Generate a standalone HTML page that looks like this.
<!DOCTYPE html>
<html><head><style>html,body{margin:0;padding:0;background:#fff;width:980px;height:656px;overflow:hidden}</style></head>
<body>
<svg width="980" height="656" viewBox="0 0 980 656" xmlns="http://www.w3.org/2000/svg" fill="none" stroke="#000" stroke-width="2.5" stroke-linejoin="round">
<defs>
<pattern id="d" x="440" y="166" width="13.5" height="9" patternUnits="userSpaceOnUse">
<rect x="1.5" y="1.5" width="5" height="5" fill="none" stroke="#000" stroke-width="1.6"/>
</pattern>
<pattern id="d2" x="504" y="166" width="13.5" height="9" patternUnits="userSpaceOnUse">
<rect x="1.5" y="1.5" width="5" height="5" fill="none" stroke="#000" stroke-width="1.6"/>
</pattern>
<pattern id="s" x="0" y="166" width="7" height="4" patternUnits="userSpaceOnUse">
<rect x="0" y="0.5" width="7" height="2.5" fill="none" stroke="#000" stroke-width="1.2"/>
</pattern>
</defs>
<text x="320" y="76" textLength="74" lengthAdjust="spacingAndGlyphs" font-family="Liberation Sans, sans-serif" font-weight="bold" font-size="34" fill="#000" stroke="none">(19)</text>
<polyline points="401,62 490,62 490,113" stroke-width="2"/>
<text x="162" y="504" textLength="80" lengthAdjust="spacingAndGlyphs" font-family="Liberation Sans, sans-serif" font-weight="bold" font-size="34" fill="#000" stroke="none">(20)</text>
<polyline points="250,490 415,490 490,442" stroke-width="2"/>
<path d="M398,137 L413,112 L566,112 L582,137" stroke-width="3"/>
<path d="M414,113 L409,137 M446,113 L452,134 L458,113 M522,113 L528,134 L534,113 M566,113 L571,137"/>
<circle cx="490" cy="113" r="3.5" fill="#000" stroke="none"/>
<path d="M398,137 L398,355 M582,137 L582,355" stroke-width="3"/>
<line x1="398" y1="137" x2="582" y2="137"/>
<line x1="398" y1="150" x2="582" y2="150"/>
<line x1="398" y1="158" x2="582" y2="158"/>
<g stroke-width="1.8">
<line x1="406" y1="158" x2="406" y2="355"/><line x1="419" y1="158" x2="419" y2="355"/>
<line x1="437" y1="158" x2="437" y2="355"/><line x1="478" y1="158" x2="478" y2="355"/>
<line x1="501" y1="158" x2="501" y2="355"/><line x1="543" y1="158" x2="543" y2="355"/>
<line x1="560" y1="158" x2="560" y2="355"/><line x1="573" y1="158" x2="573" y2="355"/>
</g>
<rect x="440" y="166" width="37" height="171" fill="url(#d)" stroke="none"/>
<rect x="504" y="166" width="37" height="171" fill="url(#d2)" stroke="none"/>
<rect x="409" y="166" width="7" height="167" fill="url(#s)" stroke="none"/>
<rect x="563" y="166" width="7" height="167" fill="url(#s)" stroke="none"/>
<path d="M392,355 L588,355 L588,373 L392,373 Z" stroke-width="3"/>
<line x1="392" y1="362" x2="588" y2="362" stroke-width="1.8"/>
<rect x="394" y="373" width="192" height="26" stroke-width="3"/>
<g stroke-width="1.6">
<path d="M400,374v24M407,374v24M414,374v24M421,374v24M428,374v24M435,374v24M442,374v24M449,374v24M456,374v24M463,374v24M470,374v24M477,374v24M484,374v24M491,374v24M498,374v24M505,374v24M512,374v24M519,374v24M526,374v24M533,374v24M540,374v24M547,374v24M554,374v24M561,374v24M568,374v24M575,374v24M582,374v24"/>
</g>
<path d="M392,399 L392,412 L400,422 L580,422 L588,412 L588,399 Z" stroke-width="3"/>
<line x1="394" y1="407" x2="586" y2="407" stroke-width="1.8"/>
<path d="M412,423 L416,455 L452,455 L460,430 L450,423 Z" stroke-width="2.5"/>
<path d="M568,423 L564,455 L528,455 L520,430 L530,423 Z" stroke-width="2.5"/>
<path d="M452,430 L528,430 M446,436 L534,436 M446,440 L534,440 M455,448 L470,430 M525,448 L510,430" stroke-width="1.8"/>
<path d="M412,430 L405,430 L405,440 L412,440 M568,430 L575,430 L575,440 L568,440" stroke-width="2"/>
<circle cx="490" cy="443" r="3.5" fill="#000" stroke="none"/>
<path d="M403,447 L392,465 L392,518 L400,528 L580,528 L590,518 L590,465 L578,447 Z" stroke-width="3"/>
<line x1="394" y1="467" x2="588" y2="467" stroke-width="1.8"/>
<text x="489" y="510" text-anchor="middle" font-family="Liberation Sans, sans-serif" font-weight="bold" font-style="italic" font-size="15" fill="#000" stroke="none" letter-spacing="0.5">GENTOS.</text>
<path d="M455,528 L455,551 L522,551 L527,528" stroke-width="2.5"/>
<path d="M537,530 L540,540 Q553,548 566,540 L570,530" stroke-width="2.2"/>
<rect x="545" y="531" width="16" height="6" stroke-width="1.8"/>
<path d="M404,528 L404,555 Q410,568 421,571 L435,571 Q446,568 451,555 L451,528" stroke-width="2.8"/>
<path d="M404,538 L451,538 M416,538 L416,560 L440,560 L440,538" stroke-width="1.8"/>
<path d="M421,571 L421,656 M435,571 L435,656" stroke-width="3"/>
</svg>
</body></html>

# Task prompt
Go back to the listing above and please repeat it exactly.

# Exercise answer
Generate a standalone HTML page that looks like this.
<!DOCTYPE html>
<html><head><style>html,body{margin:0;padding:0;background:#fff;width:980px;height:656px;overflow:hidden}</style></head>
<body>
<svg width="980" height="656" viewBox="0 0 980 656" xmlns="http://www.w3.org/2000/svg" fill="none" stroke="#000" stroke-width="2.5" stroke-linejoin="round">
<defs>
<pattern id="d" x="440" y="166" width="13.5" height="9" patternUnits="userSpaceOnUse">
<rect x="1.5" y="1.5" width="5" height="5" fill="none" stroke="#000" stroke-width="1.6"/>
</pattern>
<pattern id="d2" x="504" y="166" width="13.5" height="9" patternUnits="userSpaceOnUse">
<rect x="1.5" y="1.5" width="5" height="5" fill="none" stroke="#000" stroke-width="1.6"/>
</pattern>
<pattern id="s" x="0" y="166" width="7" height="4" patternUnits="userSpaceOnUse">
<rect x="0" y="0.5" width="7" height="2.5" fill="none" stroke="#000" stroke-width="1.2"/>
</pattern>
</defs>
<text x="320" y="76" textLength="74" lengthAdjust="spacingAndGlyphs" font-family="Liberation Sans, sans-serif" font-weight="bold" font-size="34" fill="#000" stroke="none">(19)</text>
<polyline points="401,62 490,62 490,113" stroke-width="2"/>
<text x="162" y="504" textLength="80" lengthAdjust="spacingAndGlyphs" font-family="Liberation Sans, sans-serif" font-weight="bold" font-size="34" fill="#000" stroke="none">(20)</text>
<polyline points="250,490 415,490 490,442" stroke-width="2"/>
<path d="M398,137 L413,112 L566,112 L582,137" stroke-width="3"/>
<path d="M414,113 L409,137 M446,113 L452,134 L458,113 M522,113 L528,134 L534,113 M566,113 L571,137"/>
<circle cx="490" cy="113" r="3.5" fill="#000" stroke="none"/>
<path d="M398,137 L398,355 M582,137 L582,355" stroke-width="3"/>
<line x1="398" y1="137" x2="582" y2="137"/>
<line x1="398" y1="150" x2="582" y2="150"/>
<line x1="398" y1="158" x2="582" y2="158"/>
<g stroke-width="1.8">
<line x1="406" y1="158" x2="406" y2="355"/><line x1="419" y1="158" x2="419" y2="355"/>
<line x1="437" y1="158" x2="437" y2="355"/><line x1="478" y1="158" x2="478" y2="355"/>
<line x1="501" y1="158" x2="501" y2="355"/><line x1="543" y1="158" x2="543" y2="355"/>
<line x1="560" y1="158" x2="560" y2="355"/><line x1="573" y1="158" x2="573" y2="355"/>
</g>
<rect x="440" y="166" width="37" height="171" fill="url(#d)" stroke="none"/>
<rect x="504" y="166" width="37" height="171" fill="url(#d2)" stroke="none"/>
<rect x="409" y="166" width="7" height="167" fill="url(#s)" stroke="none"/>
<rect x="563" y="166" width="7" height="167" fill="url(#s)" stroke="none"/>
<path d="M392,355 L588,355 L588,373 L392,373 Z" stroke-width="3"/>
<line x1="392" y1="362" x2="588" y2="362" stroke-width="1.8"/>
<rect x="394" y="373" width="192" height="26" stroke-width="3"/>
<g stroke-width="1.6">
<path d="M400,374v24M407,374v24M414,374v24M421,374v24M428,374v24M435,374v24M442,374v24M449,374v24M456,374v24M463,374v24M470,374v24M477,374v24M484,374v24M491,374v24M498,374v24M505,374v24M512,374v24M519,374v24M526,374v24M533,374v24M540,374v24M547,374v24M554,374v24M561,374v24M568,374v24M575,374v24M582,374v24"/>
</g>
<path d="M392,399 L392,412 L400,422 L580,422 L588,412 L588,399 Z" stroke-width="3"/>
<line x1="394" y1="407" x2="586" y2="407" stroke-width="1.8"/>
<path d="M412,423 L416,455 L452,455 L460,430 L450,423 Z" stroke-width="2.5"/>
<path d="M568,423 L564,455 L528,455 L520,430 L530,423 Z" stroke-width="2.5"/>
<path d="M452,430 L528,430 M446,436 L534,436 M446,440 L534,440 M455,448 L470,430 M525,448 L510,430" stroke-width="1.8"/>
<path d="M412,430 L405,430 L405,440 L412,440 M568,430 L575,430 L575,440 L568,440" stroke-width="2"/>
<circle cx="490" cy="443" r="3.5" fill="#000" stroke="none"/>
<path d="M403,447 L392,465 L392,518 L400,528 L580,528 L590,518 L590,465 L578,447 Z" stroke-width="3"/>
<line x1="394" y1="467" x2="588" y2="467" stroke-width="1.8"/>
<text x="489" y="510" text-anchor="middle" font-family="Liberation Sans, sans-serif" font-weight="bold" font-style="italic" font-size="15" fill="#000" stroke="none" letter-spacing="0.5">GENTOS.</text>
<path d="M455,528 L455,551 L522,551 L527,528" stroke-width="2.5"/>
<path d="M537,530 L540,540 Q553,548 566,540 L570,530" stroke-width="2.2"/>
<rect x="545" y="531" width="16" height="6" stroke-width="1.8"/>
<path d="M404,528 L404,555 Q410,568 421,571 L435,571 Q446,568 451,555 L451,528" stroke-width="2.8"/>
<path d="M404,538 L451,538 M416,538 L416,560 L440,560 L440,538" stroke-width="1.8"/>
<path d="M421,571 L421,656 M435,571 L435,656" stroke-width="3"/>
</svg>
</body></html>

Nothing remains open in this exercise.